(Première partie)
Faute d'une intégration pleine et entière à l'Occident, l'Ukraine reste tributaire de la politique russe. La Russie est le premier partenaire économique du pays, de nombreux Ukrainiens (dont le Président) ont le russe pour première langue, et le chef de l'État souhaite conserver d'étroites relations avec Moscou. Mais les objectifs de la Russie vis-à-vis de l'Ukraine posent problème. Le gouvernement russe souhaite intégrer l’Ukraine dans une Union douanière dont font déjà partie la Biélorussie et le Kazakhstan: un projet qui fermerait toute perspective d'intégration européenne. Et la menace d’un nouveau conflit énergétique reste plus que jamais d'actualité. Ici, le motif spontané du conflit (la querelle sur le prix, qui ne peut qu’opposer le fournisseur russe à son client ukrainien) se trouve exacerbé par plusieurs facteurs: la personnalisation des intérêts en jeu (certains oligarques ainsi que les électeurs de Viktor Ianoukovitch étant les plus intéressés à obtenir un rabais gazier, indispensable à la viabilité de l’industrie ukrainienne) ; la détermination du président ukrainien à renégocier l’accord de fourniture conclu en 2009 par son adversaire Yulia Timochenko (incarcérée aujourd'hui, à la suite d’un procès que beaucoup, en Ukraine et en Europe, considèrent comme politique), demande catégoriquement rejetée par les dirigeants russes; et l’enjeu capital du transit vers l’Europe. Héritage là encore de l’Union soviétique, 80% des importations européennes de gaz russe transitent par l’Ukraine. Ce fait constitue tout à la fois une garantie de survie pour les Ukrainiens et une hypothèque permanente pour les Européens et les Russes. Depuis plusieurs années, et plus encore depuis la crise gazière de janvier 2009, ces derniers sont décidés à lever cette hypothèque. D’où les projets de gazoducs Nordstream et South Stream, destinés à alimenter directement les grands marchés européens en contournant les pays de transit. À défaut, la Russie est déterminée à prendre le contrôle des gazoducs ukrainiens, via une joint venture entre Gazprom et l'entreprise ukrainienne Naftogaz – un projet catégoriquement rejeté par Kiev.
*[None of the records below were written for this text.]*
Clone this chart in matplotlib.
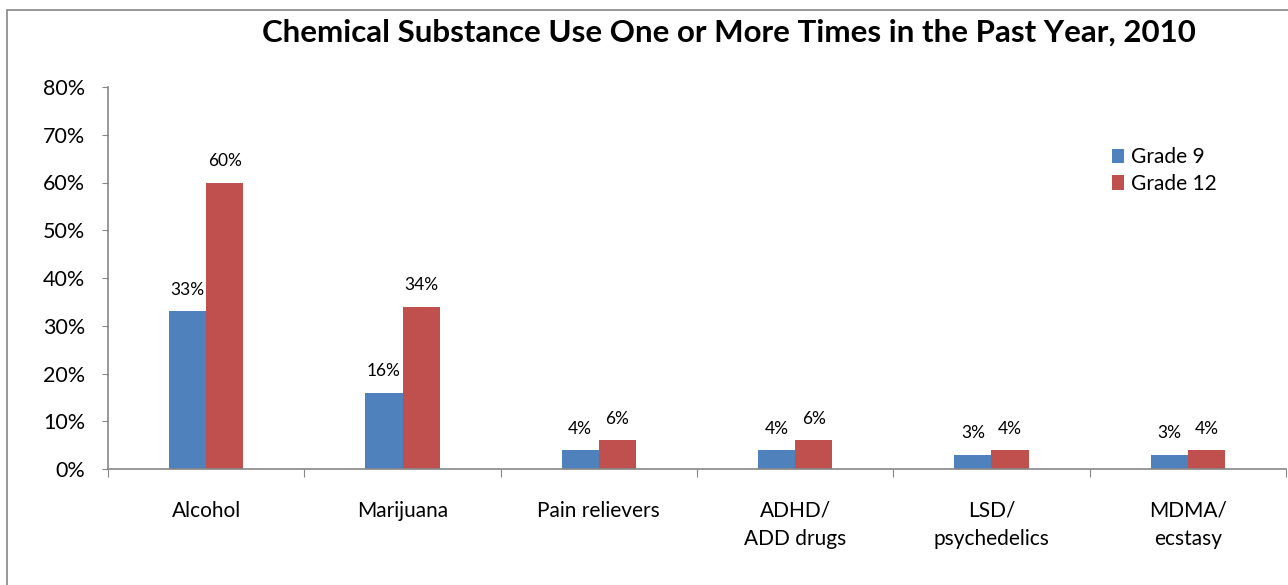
import matplotlib.pyplot as plt
import numpy as np
from matplotlib.patches import Rectangle

categories = ['Alcohol', 'Marijuana', 'Pain relievers', 'ADHD/\nADD drugs',
              'LSD/\npsychedelics', 'MDMA/\necstasy']
grade9 = [33, 16, 4, 4, 3, 3]
grade12 = [60, 34, 6, 6, 4, 4]
yticks = [0, 10, 20, 30, 40, 50, 60, 70, 80]

plt.rcParams['font.family'] = ['Lato', 'DejaVu Sans']

fig = plt.figure(figsize=(12.88, 5.85), dpi=100)
ax = fig.add_axes([108 / 1288, 116 / 585, 1178 / 1288, 382 / 585])

# chart border
fig.patches.append(Rectangle((7 / 1288, -0.1), 1.2, (580 - 5) / 585 + 0.1,
                             transform=fig.transFigure, fill=False,
                             edgecolor='#868686', linewidth=1.2))

x = np.arange(len(categories))
w = 0.19
b1 = ax.bar(x - w / 2, grade9, w, color='#4F81BD', label='Grade 9')
b2 = ax.bar(x + w / 2, grade12, w, color='#C0504D', label='Grade 12')

for bars, vals in ((b1, grade9), (b2, grade12)):
    for r, v in zip(bars, vals):
        ax.text(r.get_x() + r.get_width() / 2, v + 2.8, f'{v}%',
                ha='center', va='bottom', fontsize=12.5)

ax.set_xlim(-0.5, len(categories) - 0.5)
ax.set_ylim(0, 80)
ax.set_yticks(yticks)
ax.set_yticklabels([f'{t}%' for t in yticks], fontsize=15.5)
ax.set_xticks(np.arange(len(categories) + 1) - 0.5)
ax.set_xticklabels([])
ax.set_xticks(x, minor=True)
ax.set_xticklabels(categories, minor=True, fontsize=15, linespacing=1.5)
ax.tick_params(axis='x', which='minor', length=0, pad=23)
ax.tick_params(axis='x', which='major', direction='out', length=6,
               color='#868686')
ax.tick_params(axis='y', direction='out', length=4.5, color='#868686', pad=12)
for lbl in ax.get_xticklabels(minor=True):
    lbl.set_verticalalignment('top')

for s in ('top', 'right'):
    ax.spines[s].set_visible(False)
for s in ('left', 'bottom'):
    ax.spines[s].set_color('#868686')
    ax.spines[s].set_linewidth(1.2)

ax.legend(loc='upper left', bbox_to_anchor=(0.852, 0.842), frameon=False,
          fontsize=15, handlelength=0.6, handleheight=0.7, borderpad=0,
          borderaxespad=0, handletextpad=0.35, labelspacing=0.3)

fig.text(0.566, 0.945, 'Chemical Substance Use One or More Times in the Past Year, 2010',
         ha='center', va='center', fontsize=22.5, fontweight='bold')

fig.savefig('out.png', dpi=100)
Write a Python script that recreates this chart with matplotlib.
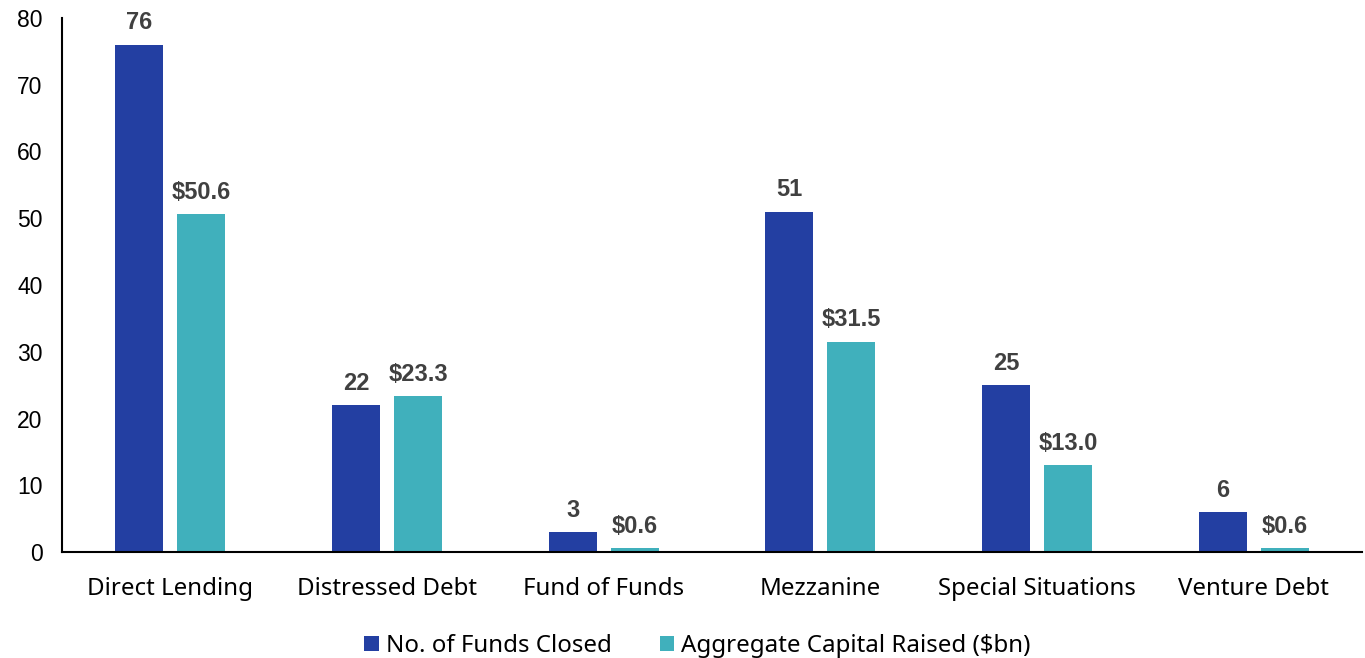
import matplotlib.pyplot as plt
import numpy as np

categories = ["Direct Lending", "Distressed Debt", "Fund of Funds",
              "Mezzanine", "Special Situations", "Venture Debt"]
funds_closed = [76, 22, 3, 51, 25, 6]
capital_raised = [50.6, 23.3, 0.6, 31.5, 13.0, 0.6]
series_names = ["No. of Funds Closed", "Aggregate Capital Raised ($bn)"]

blue = "#233FA2"
teal = "#40B0BC"
label_col = "#404040"

fig = plt.figure(figsize=(13.65, 6.58), dpi=100)
ax = fig.add_axes([62/1365, 1-552/658, 1300/1365, 534/658])

x = np.arange(len(categories))
w = 0.222
off = 0.143
b1 = ax.bar(x - off, funds_closed, w, color=blue, label=series_names[0])
b2 = ax.bar(x + off, capital_raised, w, color=teal, label=series_names[1])

for rect, v in zip(b1, funds_closed):
    ax.annotate(f"{v}", (rect.get_x() + rect.get_width()/2, v),
                xytext=(0, 7.5), textcoords="offset points", ha="center", va="bottom",
                fontsize=17, fontweight="bold", color=label_col, family="Liberation Sans")
for rect, v in zip(b2, capital_raised):
    ax.annotate(f"${v:.1f}", (rect.get_x() + rect.get_width()/2, v),
                xytext=(0, 7.5), textcoords="offset points", ha="center", va="bottom",
                fontsize=17, fontweight="bold", color=label_col, family="Liberation Sans")

ax.set_xlim(-0.5, len(categories) - 0.5)
ax.set_ylim(0, 80)
ax.set_yticks(range(0, 81, 10))
ax.set_xticks(x)
ax.set_xticklabels(categories, fontsize=17.3, family="Noto Sans")
for t in ax.get_yticklabels():
    t.set_fontsize(16.5)
    t.set_family("Liberation Sans")
ax.tick_params(axis="y", length=0, pad=14)
ax.tick_params(axis="x", length=0, pad=18)
ax.spines["top"].set_visible(False)
ax.spines["right"].set_visible(False)
ax.spines["left"].set_linewidth(1.5)
ax.spines["bottom"].set_linewidth(1.5)

fig.legend(loc="lower center", bbox_to_anchor=(0.511, -0.033), ncol=2, frameon=False,
           prop={"family": "Noto Sans", "size": 17.3}, handlelength=0.6, handleheight=0.6,
           handletextpad=0.3, columnspacing=2.0)

fig.savefig("out.png", dpi=100)
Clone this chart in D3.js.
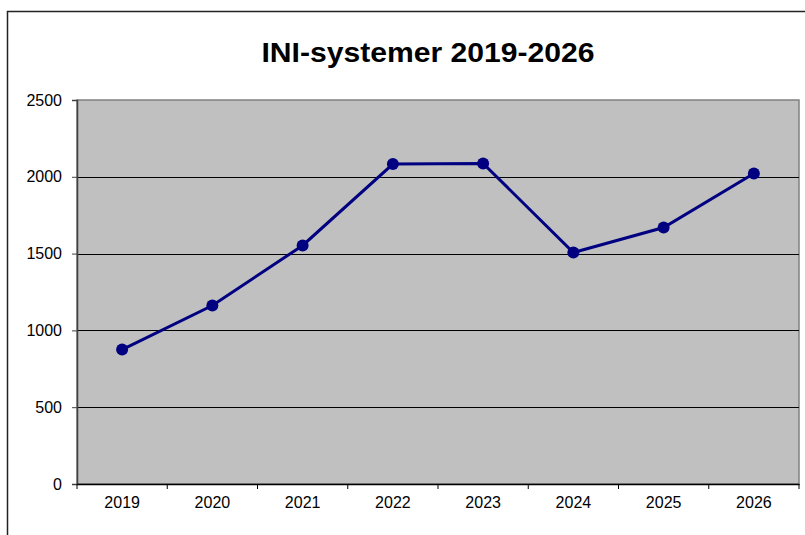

À défaut, Viktor Ianoukovitch se trouverait confronté à un choix radical. Soit passer sous les fourches caudines de Vladimir Poutine et de Gazprom et concéder, pour prix d’une renégociation à la baisse des contrats gaziers, l’entrée dans l’union douanière voulue par le Kremlin et/ou la cession de facto de la propriété des gazoducs ukrainiens – dans les deux cas une hypothèque décisive pour l’indépendance ukrainienne. Soit faire le choix délibéré du modèle européen, au prix d’une rupture avec ses soutiens oligarchiques – dont les privilèges sont incompatibles avec la transparence juridique et l’état de droit - et d’une exposition de ses électeurs aux affres de la transition économique – le tout sans assurance d’être effectivement soutenu par une Union européenne divisée et affaiblie. Nul ne peut aujourd'hui prévoir ce que serait la conséquence de l'un ou l'autre de ces deux scénarios pour la sécurité interne et externe du pays. Une réintégration de l'Ukraine dans le giron russe serait-elle acceptée passivement par l'opinion nationaliste, en particulier dans l'ouest du pays? Et quelle devrait être alors la réponse des Occidentaux? Inversement, une réelle perspective d'intégration de l'Ukraine aux institutions occidentales ne provoquerait-elle pas à coup sûr une réponse brutale et potentiellement décisive – à Moscou, mais également dans certaines régions ukrainiennes (comme la Crimée) à la loyauté divisée? À moins que, de manière moins spectaculaire, l'Ukraine ne connaisse plus simplement un destin à la biélorusse: celui d'un isolement et d'un déclin apparemment inéluctables. Ce sera l'enjeu des prochaines années.